Data entries:
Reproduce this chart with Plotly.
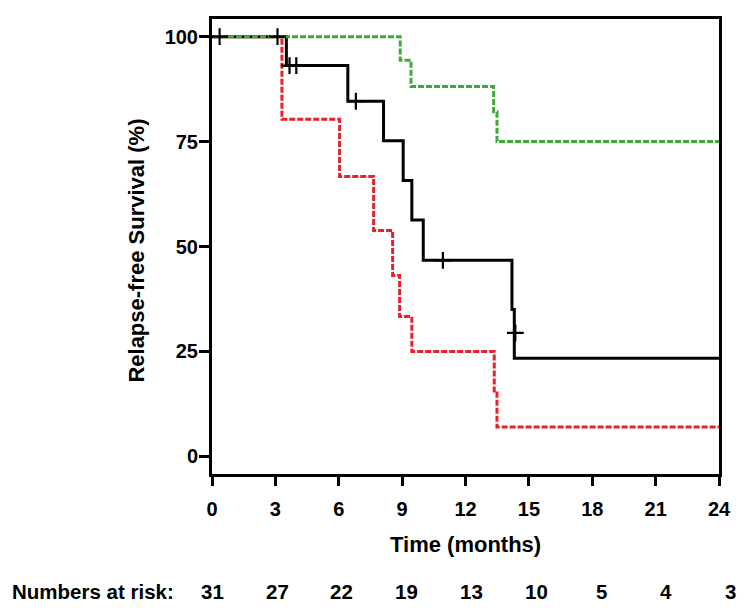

* * *

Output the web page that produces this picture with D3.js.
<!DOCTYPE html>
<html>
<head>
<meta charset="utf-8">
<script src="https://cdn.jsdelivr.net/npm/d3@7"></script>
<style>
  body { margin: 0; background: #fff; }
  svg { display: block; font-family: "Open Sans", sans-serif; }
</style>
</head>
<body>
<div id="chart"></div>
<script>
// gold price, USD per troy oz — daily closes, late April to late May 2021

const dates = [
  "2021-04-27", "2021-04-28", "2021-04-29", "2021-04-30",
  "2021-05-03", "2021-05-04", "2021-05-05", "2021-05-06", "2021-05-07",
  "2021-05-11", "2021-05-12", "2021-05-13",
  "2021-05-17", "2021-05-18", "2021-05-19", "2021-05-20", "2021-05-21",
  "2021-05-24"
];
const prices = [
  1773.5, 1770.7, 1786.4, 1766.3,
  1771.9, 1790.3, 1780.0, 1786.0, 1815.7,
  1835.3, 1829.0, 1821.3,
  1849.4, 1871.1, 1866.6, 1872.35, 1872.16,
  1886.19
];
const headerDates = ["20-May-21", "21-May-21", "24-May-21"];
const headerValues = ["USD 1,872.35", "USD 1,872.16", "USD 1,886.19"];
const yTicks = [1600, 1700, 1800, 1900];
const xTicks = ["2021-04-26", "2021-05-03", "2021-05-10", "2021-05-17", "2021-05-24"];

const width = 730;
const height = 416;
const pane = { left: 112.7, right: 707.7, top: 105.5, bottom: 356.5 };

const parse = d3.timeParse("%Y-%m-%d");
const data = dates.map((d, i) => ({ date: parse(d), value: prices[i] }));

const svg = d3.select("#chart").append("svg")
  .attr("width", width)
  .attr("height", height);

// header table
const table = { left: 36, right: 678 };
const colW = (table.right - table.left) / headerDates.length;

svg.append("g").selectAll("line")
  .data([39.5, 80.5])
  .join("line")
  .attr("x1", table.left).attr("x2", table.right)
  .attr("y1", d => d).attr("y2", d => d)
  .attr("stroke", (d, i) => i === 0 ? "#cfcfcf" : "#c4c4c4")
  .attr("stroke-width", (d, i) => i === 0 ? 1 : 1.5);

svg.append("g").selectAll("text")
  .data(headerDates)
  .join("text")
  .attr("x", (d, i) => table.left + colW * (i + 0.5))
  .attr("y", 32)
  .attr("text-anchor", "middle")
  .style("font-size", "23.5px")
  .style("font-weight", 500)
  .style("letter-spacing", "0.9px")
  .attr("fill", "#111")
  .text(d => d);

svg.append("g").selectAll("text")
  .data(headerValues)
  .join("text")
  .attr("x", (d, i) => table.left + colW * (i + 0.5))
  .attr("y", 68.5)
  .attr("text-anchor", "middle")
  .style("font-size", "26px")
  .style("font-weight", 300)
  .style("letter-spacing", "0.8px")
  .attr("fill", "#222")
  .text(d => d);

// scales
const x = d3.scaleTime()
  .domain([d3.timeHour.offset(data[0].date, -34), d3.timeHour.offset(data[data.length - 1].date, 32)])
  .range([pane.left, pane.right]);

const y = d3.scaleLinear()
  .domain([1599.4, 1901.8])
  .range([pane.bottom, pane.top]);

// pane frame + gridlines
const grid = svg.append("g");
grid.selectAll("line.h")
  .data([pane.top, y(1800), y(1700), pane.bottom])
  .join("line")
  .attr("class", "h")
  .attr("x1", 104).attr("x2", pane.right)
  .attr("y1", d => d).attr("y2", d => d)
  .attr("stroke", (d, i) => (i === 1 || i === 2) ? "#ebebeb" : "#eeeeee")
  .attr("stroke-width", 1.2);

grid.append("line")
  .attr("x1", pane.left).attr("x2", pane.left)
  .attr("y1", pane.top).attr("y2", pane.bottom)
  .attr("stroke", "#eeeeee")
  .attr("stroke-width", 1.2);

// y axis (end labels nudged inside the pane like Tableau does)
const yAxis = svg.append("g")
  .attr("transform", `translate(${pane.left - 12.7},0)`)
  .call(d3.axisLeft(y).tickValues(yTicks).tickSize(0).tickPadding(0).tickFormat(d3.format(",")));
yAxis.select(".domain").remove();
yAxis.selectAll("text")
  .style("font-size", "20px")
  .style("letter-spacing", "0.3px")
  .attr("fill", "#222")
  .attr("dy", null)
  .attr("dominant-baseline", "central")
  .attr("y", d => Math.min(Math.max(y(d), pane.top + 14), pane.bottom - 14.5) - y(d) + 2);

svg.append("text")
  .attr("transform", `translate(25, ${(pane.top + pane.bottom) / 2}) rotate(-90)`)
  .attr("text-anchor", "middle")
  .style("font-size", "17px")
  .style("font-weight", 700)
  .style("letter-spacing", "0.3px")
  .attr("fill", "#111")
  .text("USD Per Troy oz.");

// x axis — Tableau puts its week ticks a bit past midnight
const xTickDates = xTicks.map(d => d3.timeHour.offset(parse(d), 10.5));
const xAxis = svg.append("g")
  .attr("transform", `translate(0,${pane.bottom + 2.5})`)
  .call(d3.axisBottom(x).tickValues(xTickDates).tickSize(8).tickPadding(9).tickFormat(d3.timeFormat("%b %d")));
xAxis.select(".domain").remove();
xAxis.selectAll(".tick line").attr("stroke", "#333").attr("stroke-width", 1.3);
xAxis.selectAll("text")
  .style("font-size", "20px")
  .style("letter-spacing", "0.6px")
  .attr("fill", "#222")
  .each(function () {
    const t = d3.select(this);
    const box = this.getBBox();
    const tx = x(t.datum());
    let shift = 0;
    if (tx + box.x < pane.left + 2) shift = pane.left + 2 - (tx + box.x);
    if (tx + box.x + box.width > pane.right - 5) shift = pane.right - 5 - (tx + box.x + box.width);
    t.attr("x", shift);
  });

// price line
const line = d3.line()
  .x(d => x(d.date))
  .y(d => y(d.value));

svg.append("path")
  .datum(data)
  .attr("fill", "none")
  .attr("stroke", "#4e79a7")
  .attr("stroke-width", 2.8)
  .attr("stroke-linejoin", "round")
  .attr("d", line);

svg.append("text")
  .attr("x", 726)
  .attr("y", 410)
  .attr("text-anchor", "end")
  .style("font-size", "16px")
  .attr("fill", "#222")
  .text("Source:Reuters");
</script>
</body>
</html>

What to work on: State the count of lines holding the string "with" in the listing above, and nothing else.

Response to this task: 2